Material for this exercise:
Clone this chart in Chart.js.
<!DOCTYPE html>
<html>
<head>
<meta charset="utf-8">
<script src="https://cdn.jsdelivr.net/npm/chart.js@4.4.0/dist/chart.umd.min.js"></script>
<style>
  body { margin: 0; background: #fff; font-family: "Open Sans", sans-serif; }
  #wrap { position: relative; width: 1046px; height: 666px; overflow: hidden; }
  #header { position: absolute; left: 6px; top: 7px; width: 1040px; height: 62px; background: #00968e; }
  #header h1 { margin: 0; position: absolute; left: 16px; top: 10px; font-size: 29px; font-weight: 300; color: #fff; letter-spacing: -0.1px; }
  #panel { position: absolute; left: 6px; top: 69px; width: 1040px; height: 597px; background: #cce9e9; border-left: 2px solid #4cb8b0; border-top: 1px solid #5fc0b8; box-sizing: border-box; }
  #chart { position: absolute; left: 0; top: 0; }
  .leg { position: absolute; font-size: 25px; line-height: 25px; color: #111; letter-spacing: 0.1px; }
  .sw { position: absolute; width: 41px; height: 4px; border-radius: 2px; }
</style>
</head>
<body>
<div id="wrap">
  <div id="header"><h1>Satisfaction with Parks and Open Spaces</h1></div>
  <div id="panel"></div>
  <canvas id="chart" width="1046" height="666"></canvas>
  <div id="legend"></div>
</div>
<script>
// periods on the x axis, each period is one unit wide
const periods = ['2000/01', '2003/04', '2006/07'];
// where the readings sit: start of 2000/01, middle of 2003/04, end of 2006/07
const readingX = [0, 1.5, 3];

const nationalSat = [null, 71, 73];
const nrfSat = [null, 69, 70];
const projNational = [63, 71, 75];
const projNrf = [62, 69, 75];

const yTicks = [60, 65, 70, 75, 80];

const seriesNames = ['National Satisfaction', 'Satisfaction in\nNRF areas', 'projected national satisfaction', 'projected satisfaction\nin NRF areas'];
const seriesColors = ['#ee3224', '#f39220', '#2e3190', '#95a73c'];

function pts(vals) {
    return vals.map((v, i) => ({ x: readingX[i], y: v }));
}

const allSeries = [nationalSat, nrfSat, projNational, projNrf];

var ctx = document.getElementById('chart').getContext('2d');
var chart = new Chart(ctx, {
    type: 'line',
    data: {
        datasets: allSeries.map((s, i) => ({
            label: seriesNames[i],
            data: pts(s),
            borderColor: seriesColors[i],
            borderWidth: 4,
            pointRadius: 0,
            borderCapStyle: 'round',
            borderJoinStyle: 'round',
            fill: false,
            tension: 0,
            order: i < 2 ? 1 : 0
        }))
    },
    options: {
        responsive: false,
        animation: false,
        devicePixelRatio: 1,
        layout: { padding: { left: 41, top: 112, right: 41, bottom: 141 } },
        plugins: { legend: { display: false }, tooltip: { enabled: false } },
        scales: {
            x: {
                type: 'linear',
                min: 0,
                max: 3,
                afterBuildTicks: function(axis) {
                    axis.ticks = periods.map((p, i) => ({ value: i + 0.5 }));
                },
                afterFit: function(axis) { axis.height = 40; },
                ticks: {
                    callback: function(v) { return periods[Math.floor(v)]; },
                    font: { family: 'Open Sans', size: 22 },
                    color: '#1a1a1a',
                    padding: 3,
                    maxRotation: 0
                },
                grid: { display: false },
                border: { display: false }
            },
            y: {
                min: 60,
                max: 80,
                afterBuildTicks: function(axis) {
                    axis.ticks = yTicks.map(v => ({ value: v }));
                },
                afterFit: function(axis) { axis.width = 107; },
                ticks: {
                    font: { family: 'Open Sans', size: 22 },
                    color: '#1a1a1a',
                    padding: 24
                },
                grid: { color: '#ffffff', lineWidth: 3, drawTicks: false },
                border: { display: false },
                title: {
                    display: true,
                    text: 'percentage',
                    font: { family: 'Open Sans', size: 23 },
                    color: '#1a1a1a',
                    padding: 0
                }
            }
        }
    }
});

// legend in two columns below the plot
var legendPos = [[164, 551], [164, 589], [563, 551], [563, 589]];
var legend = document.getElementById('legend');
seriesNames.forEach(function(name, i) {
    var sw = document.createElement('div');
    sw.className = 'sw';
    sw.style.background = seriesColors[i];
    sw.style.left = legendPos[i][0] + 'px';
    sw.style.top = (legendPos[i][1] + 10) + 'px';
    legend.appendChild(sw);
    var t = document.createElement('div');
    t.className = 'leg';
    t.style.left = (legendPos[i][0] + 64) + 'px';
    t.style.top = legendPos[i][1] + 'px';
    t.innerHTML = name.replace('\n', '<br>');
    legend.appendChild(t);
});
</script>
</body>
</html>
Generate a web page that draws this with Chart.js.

Task statement:
Quote the records from their first line to the line with "['#ee3224', '#f39220', '#2e3190', '#95a73c'];", inclusive, without adding or dropping anything.

Answer below:
Clone this chart in Chart.js.
<!DOCTYPE html>
<html>
<head>
<meta charset="utf-8">
<script src="https://cdn.jsdelivr.net/npm/chart.js@4.4.0/dist/chart.umd.min.js"></script>
<style>
  body { margin: 0; background: #fff; font-family: "Open Sans", sans-serif; }
  #wrap { position: relative; width: 1046px; height: 666px; overflow: hidden; }
  #header { position: absolute; left: 6px; top: 7px; width: 1040px; height: 62px; background: #00968e; }
  #header h1 { margin: 0; position: absolute; left: 16px; top: 10px; font-size: 29px; font-weight: 300; color: #fff; letter-spacing: -0.1px; }
  #panel { position: absolute; left: 6px; top: 69px; width: 1040px; height: 597px; background: #cce9e9; border-left: 2px solid #4cb8b0; border-top: 1px solid #5fc0b8; box-sizing: border-box; }
  #chart { position: absolute; left: 0; top: 0; }
  .leg { position: absolute; font-size: 25px; line-height: 25px; color: #111; letter-spacing: 0.1px; }
  .sw { position: absolute; width: 41px; height: 4px; border-radius: 2px; }
</style>
</head>
<body>
<div id="wrap">
  <div id="header"><h1>Satisfaction with Parks and Open Spaces</h1></div>
  <div id="panel"></div>
  <canvas id="chart" width="1046" height="666"></canvas>
  <div id="legend"></div>
</div>
<script>
// periods on the x axis, each period is one unit wide
const periods = ['2000/01', '2003/04', '2006/07'];
// where the readings sit: start of 2000/01, middle of 2003/04, end of 2006/07
const readingX = [0, 1.5, 3];

const nationalSat = [null, 71, 73];
const nrfSat = [null, 69, 70];
const projNational = [63, 71, 75];
const projNrf = [62, 69, 75];

const yTicks = [60, 65, 70, 75, 80];

const seriesNames = ['National Satisfaction', 'Satisfaction in\nNRF areas', 'projected national satisfaction', 'projected satisfaction\nin NRF areas'];
const seriesColors = ['#ee3224', '#f39220', '#2e3190', '#95a73c'];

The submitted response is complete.